ワンオペ結婚式

ワンオペ育児に奮闘している現在だが、思い起こせば、ワンオペは今に始まった話ではなかった。結婚式の時点で、すでにワンオペだったのだ。

 

結婚前に、夫は既に縁もゆかりもない遠方の県に転勤していた。現在でも激務だが、当時は駆け出しなこともあってさらに朝も夜もない激務だった。さらに運の悪いことに、その激務をさらに激務にする事態が発生していた。私はひとりで結婚式場を決め、打ち合わせをし、決めなければいけないことを決め、荷物を運び入れた。夫はなぜか、「クリスチャンではないので牧師の前で誓うのはやりたくない」ということだけを頑なに言い残し(電話で)、また激務の闇に消えていった。

 

結婚式場のプランナーさんはとてもいい人で、毎回ひとりですべてを手配しなければならない私に親身になってくださった。牧師を拒否する夫の謎の主張にも代案をだしてくださり、おかげでスムーズに準備は進んだ。と、思っていたのだが、途中段階で夫にプランナーさんからそれとなく確認の電話が入っていたということを知る。

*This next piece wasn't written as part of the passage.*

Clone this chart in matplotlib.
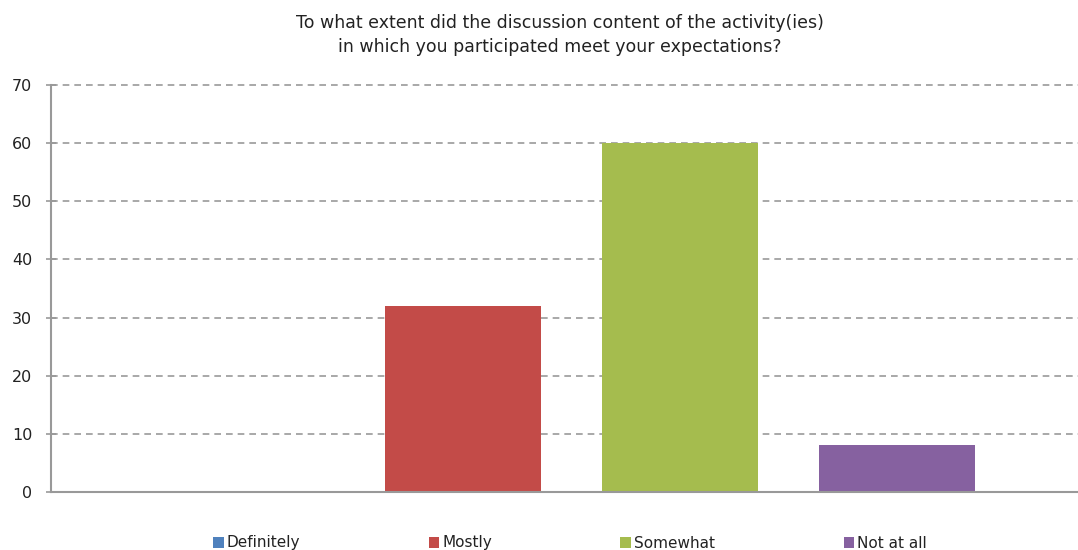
import matplotlib
matplotlib.use("Agg")
import matplotlib.pyplot as plt
from matplotlib.patches import Patch

title = "To what extent did the discussion content of the activity(ies)\nin which you participated meet your expectations?"
series = ["Definitely", "Mostly", "Somewhat", "Not at all"]
values = [0, 32, 60, 8]
colors = ["#4F81BD", "#C34B48", "#A5BC4E", "#8661A0"]
yticks = [0, 10, 20, 30, 40, 50, 60, 70]

plt.rcParams['font.family'] = ['DejaVu Sans']

W, H = 1078, 550
fig = plt.figure(figsize=(W/100, H/100), dpi=100)
left, right = 51, 1078
top, bottom = 85, 492
ax = fig.add_axes([left/W, 1-bottom/H, (right-left)/W, (bottom-top)/H])

x = list(range(len(series)))
ax.bar(x, values, width=0.719, color=colors, zorder=3)
ax.set_xlim(-0.899, 3.834)
ax.set_ylim(0, 70)
ax.set_yticks(yticks)
ax.set_yticklabels([str(v) for v in yticks], fontsize=11.5, color="#222222")
ax.set_xticks([])
ax.yaxis.grid(True, linestyle=(0, (4, 3)), color="#999999", linewidth=1.2, zorder=0)
for gl in ax.get_ygridlines():
    gl.set_clip_on(False)
ax.tick_params(axis='y', direction='inout', length=7, width=1.2, color="#999999", pad=10)
for s in ['top', 'right']:
    ax.spines[s].set_visible(False)
for s in ['left', 'bottom']:
    ax.spines[s].set_color("#999999")
    ax.spines[s].set_linewidth(1.5)
ax.spines['left'].set_zorder(4)
ax.spines['bottom'].set_zorder(4)

fig.text(560/W, 1-35/H, title, ha='center', va='center', fontsize=12.5,
         color="#222222", linespacing=1.5)

handles = [Patch(facecolor=c, edgecolor='none') for c in colors]
fig.legend(handles, series, loc='center', bbox_to_anchor=(570/W, 1-543/H), ncol=4,
           frameon=False, fontsize=11, handlelength=0.7, handleheight=0.7,
           handletextpad=0.2, columnspacing=8.4, labelcolor="#222222")

fig.savefig("out.png", dpi=100)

全く思い至らなかったが、もしこれが、結婚するという妄想に取りつかれた女の迫真の一人芝居だったらという不安をプランナーさんに与えていたと思うと申し訳なくなった。

 

夫は、衣装を試着し決める日だけなんとか都合をつけて会場にやってきた。プランナーさんも実物が存在することを見られて、どうやらこの件は本当らしいとわかり安心されたことだろう。いわれるがままにいろんな服を着ているうちに、貧血で倒れた。夫が。プランナーさんたちも、介抱してくださりながら、「ドレスがきつくて新婦様がという経験はありますが、新郎様が倒れるパターンは初めてです…」とおっしゃっていた。

 

前日段階でも激務にもまれていたので当日まさかの本人なしパターンもあり得るかと思ったが、一応夫はやってきた。さらにヨレヨレになって。女性側のほうが準備に長く時間がかかるので、ちょっと出てくるわ…と言い残し、ギリギリまで戻ってこなかった。後で聞けば、友人たちが企画してくれた二次会で読むサプライズの手紙が、自分でやると言い出したにも関わらず、当日まで白紙で、カフェで一生懸命それを書いていたらしい。友人たちにも、無用なやきもき感を与えてしまい申し訳ない。

 

無事に式は終わり、私がすべて手配をした旅行に出発し、数日間ぼーっとする時間を経て、ようやく夫は少し元気になり、帰国して、また激務の渦に飲まれていった。

 

目が回るような日々の中でこの件はすっかり忘れていたので、自分のワンオペ歴がこれほどまでとは思わなかった。多分数年後には単身赴任になるだろうし、さらにワンオペスキルを高めていく未来しか見えない。いろんな状況の中、こんな人もいると笑っていただければ幸いである。